Mais que se passe t-il si l'utilisateur a un vieux client FTP qui
n'envoie pas de HOST
? Là aussi, c'est au serveur de
décider quoi faire dans ce cas (utiliser un serveur virtuel par
défaut, refuser la connexion, etc). Et si c'est le serveur qui est
vieux et qui ne connait pas HOST
? C'est alors le
cas normal d'une commande inconnue (RFC 959,
section 4.2) :
C> HOST ftp.example.com S> 502 Unimplemented
Un peu plus compliqué, le cas où la session est protégée par
TLS. Si le client utilise l'indication TLS du
nom, normalisée dans l'extension server_name
(RFC 6066), le serveur doit vérifier que le nom
donné en paramètre à HOST
est le même que celui
de la session TLS.
Des questions de sécurité ? Comme indiqué plus haut, l'utilisation
de la commande HOST
peut faire changer de système
d'authentification. Il est donc crucial que le serveur FTP sépare bien
les serveurs virtuels pour éviter, par exemple, qu'on puisse se
connecter sur un serveur virtuel avec les lettres de créance d'un
autre. Idem lorsque le client authentifie le serveur avec les
certificats du RFC 4217. Notre RFC rappelle également l'utilité des extensions
d'authentification du RFC 2228 et l'intérêt de la (re)lecture
du RFC 2577 sur la sécurité des serveurs FTP.
La nouvelle commande HOST
est désormais
officiellement enregistrée dans le registre IANA.
L'annexe A discute des autres choix qui auraient pu être faits mais
qui ont finalement été rejetés. Une solution possible était d'étendre
la commande déjà existante CWD
(Change
Working Directory) en lui donnant
comme argument le nom du serveur virtuel. Cela permettrait ainsi
d'avoir des sous-répertoires différents par serveur virtuel, comme
c'est déjà souvent le cas (regardez l'exemple de
ftp.fr.freebsd.org
et de son répertoire
mirrors/
). Mais cela a des limites :
CWD
n'est accepté qu'après l'authentification et
ne permet donc pas d'avoir des mécanismes d'authentification
différents selon le serveur virtuel. Et ça manque de souplesse en
forçant une certaines organisation des répertoires du serveur (ou bien
en modifiant le code du serveur pour traiter cette première commande
CWD
différemment. Et ce n'est pas terrible du
côté sécurité, un visiteur pouvant facilement voir tous les serveurs
virtuels.
Une autre solution qui avait été suggérée était la commande
ACCT
qui permet de choisir un compte particulier,
mais après l'authentification. Elle a donc un défaut en commun avec
CWD
, elle ne permet pas une authentification
différente par serveur virtuel. (Ni d'utiliser des certificats
différents, lorsqu'on utilise les extensions
de sécurité des RFC 2228 et RFC 4217).
Et la commande USER
? Pourquoi ne pas
l'étendre en ajoutant le serveur virtuel ?
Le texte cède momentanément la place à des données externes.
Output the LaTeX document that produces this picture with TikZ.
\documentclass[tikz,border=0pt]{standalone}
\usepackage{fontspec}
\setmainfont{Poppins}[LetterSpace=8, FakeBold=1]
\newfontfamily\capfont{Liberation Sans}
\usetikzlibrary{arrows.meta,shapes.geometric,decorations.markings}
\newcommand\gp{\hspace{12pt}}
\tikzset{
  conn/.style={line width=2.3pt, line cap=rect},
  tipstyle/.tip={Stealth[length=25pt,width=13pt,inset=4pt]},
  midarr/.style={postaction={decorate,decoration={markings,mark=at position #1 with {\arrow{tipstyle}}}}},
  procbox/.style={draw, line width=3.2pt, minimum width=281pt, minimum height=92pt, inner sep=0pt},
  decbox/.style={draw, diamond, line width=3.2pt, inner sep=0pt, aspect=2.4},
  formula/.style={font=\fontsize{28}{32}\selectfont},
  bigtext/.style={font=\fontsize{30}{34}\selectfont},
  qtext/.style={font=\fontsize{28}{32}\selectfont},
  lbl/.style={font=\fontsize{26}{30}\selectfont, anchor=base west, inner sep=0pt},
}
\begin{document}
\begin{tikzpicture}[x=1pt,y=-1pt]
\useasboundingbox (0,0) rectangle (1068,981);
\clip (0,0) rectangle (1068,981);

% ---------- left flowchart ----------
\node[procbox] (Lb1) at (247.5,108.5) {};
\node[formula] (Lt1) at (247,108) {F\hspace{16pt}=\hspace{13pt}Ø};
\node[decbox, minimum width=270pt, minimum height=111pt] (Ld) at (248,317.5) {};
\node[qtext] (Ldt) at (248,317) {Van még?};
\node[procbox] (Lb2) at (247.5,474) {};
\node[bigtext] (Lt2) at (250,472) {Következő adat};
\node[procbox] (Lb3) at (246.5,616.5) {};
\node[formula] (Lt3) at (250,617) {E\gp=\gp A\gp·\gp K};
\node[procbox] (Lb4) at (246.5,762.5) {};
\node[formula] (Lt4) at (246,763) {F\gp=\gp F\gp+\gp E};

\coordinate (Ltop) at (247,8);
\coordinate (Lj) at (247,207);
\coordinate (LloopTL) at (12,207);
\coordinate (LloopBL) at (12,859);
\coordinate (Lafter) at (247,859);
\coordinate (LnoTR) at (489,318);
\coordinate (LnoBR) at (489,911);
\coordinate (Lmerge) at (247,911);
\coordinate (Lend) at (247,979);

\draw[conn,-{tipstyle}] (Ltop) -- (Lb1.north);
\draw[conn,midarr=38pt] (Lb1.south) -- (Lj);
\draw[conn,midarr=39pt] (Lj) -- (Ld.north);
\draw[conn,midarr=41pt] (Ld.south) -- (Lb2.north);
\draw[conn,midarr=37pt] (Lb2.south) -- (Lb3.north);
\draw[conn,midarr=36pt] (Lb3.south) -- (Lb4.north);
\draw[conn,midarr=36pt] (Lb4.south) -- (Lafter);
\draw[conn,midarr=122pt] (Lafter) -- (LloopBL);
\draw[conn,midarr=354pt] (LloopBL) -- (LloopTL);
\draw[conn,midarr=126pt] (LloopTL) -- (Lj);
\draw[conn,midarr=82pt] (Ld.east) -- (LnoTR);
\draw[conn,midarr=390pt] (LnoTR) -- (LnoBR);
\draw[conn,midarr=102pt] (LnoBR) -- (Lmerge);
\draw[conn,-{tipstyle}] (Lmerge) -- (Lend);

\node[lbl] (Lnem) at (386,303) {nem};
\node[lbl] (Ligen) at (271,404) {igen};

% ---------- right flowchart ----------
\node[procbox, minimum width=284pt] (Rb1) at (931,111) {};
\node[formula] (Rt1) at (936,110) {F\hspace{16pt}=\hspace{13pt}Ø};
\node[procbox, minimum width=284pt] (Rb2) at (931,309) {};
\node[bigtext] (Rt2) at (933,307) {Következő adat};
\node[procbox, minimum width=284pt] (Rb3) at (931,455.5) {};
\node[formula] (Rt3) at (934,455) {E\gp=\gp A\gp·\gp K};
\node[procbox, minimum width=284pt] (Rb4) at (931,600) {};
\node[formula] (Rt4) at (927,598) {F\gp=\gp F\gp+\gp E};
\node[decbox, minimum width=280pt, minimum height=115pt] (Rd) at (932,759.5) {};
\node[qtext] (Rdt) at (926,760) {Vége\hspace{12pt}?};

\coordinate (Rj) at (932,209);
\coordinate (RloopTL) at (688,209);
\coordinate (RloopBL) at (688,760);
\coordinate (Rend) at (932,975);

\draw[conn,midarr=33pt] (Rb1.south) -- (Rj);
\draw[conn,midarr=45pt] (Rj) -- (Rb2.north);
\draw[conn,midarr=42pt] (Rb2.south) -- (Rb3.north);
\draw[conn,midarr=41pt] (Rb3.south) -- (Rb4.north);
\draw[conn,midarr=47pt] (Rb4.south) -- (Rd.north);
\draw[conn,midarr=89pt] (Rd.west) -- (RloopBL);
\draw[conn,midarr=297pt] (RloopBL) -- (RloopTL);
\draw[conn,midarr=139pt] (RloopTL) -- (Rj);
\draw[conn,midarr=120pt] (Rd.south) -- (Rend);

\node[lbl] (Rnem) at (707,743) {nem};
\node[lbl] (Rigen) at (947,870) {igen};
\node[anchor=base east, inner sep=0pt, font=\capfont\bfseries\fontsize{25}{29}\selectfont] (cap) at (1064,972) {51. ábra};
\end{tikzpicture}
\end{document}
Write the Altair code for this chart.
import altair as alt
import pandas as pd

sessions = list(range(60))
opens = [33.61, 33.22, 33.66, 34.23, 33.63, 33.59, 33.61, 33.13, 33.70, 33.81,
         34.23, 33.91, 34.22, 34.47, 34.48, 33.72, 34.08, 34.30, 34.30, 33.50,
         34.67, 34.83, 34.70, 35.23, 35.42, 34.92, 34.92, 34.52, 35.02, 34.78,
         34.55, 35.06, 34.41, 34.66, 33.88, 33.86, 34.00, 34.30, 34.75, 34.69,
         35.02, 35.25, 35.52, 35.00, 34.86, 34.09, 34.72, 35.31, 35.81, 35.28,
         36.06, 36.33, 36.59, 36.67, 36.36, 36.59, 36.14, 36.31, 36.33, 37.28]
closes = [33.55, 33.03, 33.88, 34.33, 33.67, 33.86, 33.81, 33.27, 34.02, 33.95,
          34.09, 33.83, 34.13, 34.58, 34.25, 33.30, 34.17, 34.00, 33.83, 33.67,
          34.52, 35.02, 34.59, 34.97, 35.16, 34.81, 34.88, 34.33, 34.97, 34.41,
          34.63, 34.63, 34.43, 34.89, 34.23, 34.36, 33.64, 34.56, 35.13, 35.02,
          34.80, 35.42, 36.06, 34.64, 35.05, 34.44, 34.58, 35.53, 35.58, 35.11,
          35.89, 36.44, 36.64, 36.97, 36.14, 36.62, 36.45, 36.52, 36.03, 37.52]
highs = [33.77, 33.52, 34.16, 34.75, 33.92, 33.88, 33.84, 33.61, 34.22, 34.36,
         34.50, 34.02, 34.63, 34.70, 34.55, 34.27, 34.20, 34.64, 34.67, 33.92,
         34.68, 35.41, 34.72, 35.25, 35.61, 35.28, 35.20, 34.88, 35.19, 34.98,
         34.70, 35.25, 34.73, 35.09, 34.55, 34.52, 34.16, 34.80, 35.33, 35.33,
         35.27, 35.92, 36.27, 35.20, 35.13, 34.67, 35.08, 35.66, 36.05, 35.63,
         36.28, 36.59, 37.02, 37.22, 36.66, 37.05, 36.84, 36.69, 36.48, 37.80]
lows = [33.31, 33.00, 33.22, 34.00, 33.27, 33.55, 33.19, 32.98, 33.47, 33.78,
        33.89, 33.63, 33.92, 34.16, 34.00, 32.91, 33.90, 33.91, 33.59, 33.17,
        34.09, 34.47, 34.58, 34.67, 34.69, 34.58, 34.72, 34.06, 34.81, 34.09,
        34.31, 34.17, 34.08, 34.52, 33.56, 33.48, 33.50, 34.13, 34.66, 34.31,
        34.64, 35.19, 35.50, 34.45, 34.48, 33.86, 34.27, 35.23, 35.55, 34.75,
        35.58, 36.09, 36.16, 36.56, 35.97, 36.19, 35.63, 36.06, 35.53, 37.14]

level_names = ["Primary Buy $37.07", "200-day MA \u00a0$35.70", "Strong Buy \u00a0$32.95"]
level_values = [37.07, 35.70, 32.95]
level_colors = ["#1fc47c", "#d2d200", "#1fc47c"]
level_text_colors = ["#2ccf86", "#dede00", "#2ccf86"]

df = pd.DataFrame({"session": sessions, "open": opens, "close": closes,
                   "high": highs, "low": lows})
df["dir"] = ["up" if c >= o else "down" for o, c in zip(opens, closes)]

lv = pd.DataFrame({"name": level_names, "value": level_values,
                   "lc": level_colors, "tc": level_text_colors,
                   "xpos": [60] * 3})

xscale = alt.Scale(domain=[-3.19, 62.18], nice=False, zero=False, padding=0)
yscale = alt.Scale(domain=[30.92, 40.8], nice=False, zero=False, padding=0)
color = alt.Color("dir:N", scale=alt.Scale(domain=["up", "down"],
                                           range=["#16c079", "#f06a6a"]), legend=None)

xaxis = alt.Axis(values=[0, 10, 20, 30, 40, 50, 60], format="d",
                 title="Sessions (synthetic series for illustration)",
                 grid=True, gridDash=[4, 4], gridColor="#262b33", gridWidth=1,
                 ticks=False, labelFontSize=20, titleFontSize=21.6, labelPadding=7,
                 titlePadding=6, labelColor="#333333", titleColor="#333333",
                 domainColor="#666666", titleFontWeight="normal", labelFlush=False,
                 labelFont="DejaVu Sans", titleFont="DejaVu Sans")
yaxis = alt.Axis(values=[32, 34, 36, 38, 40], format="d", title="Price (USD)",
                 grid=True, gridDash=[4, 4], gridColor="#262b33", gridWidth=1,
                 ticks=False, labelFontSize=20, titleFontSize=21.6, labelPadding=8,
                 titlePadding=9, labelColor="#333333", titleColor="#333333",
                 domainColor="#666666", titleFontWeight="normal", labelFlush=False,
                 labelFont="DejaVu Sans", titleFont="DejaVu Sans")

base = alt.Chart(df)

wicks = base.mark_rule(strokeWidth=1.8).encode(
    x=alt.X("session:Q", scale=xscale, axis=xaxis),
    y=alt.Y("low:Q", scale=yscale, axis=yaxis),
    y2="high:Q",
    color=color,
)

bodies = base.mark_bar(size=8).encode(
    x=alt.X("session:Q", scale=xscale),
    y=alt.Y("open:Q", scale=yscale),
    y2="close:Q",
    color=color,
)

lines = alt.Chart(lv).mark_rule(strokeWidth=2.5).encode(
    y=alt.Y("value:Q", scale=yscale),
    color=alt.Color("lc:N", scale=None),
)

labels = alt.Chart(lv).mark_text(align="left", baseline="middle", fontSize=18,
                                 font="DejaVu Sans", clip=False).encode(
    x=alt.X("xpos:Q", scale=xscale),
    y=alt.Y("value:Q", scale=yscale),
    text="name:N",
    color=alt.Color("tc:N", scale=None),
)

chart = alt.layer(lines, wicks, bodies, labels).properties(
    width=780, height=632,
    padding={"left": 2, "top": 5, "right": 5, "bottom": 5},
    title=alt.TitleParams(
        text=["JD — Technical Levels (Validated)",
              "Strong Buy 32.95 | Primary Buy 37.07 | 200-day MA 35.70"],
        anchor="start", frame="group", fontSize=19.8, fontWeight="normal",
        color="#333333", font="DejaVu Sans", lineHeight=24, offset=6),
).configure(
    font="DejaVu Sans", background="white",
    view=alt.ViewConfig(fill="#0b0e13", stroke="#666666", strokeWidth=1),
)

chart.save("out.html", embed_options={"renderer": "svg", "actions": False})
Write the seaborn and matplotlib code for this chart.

C> USER foo@example.com S> 331 Password required C> PASS bar S> 230 User logged in
Le problème est que certains environnements ont déjà des comptes
utilisateurs comportant un @domaine
, cas qu'on ne
pourrait pas distinguer de celui où on indique un serveur virtuel. Et
les extensions de sécurité de FTP mentionnées plus haut font la
négociation de certificats avant le USER
donc, là
encore, on ne pourrait pas avoir des certificats différents selon le
serveur virtuel.
Cette extension à FTP est ancienne (première proposition en 2007, apparemment), même si elle n'avait pas été formellement normalisée. Elle est incluse dans IIS comme documenté par un des auteurs du RFC, dans le serveur ncftpd, dans le serveur proftpd... Mais je n'ai pas testé ce que cela donnait en vrai (il faudrait déjà trouver un client qui le gère).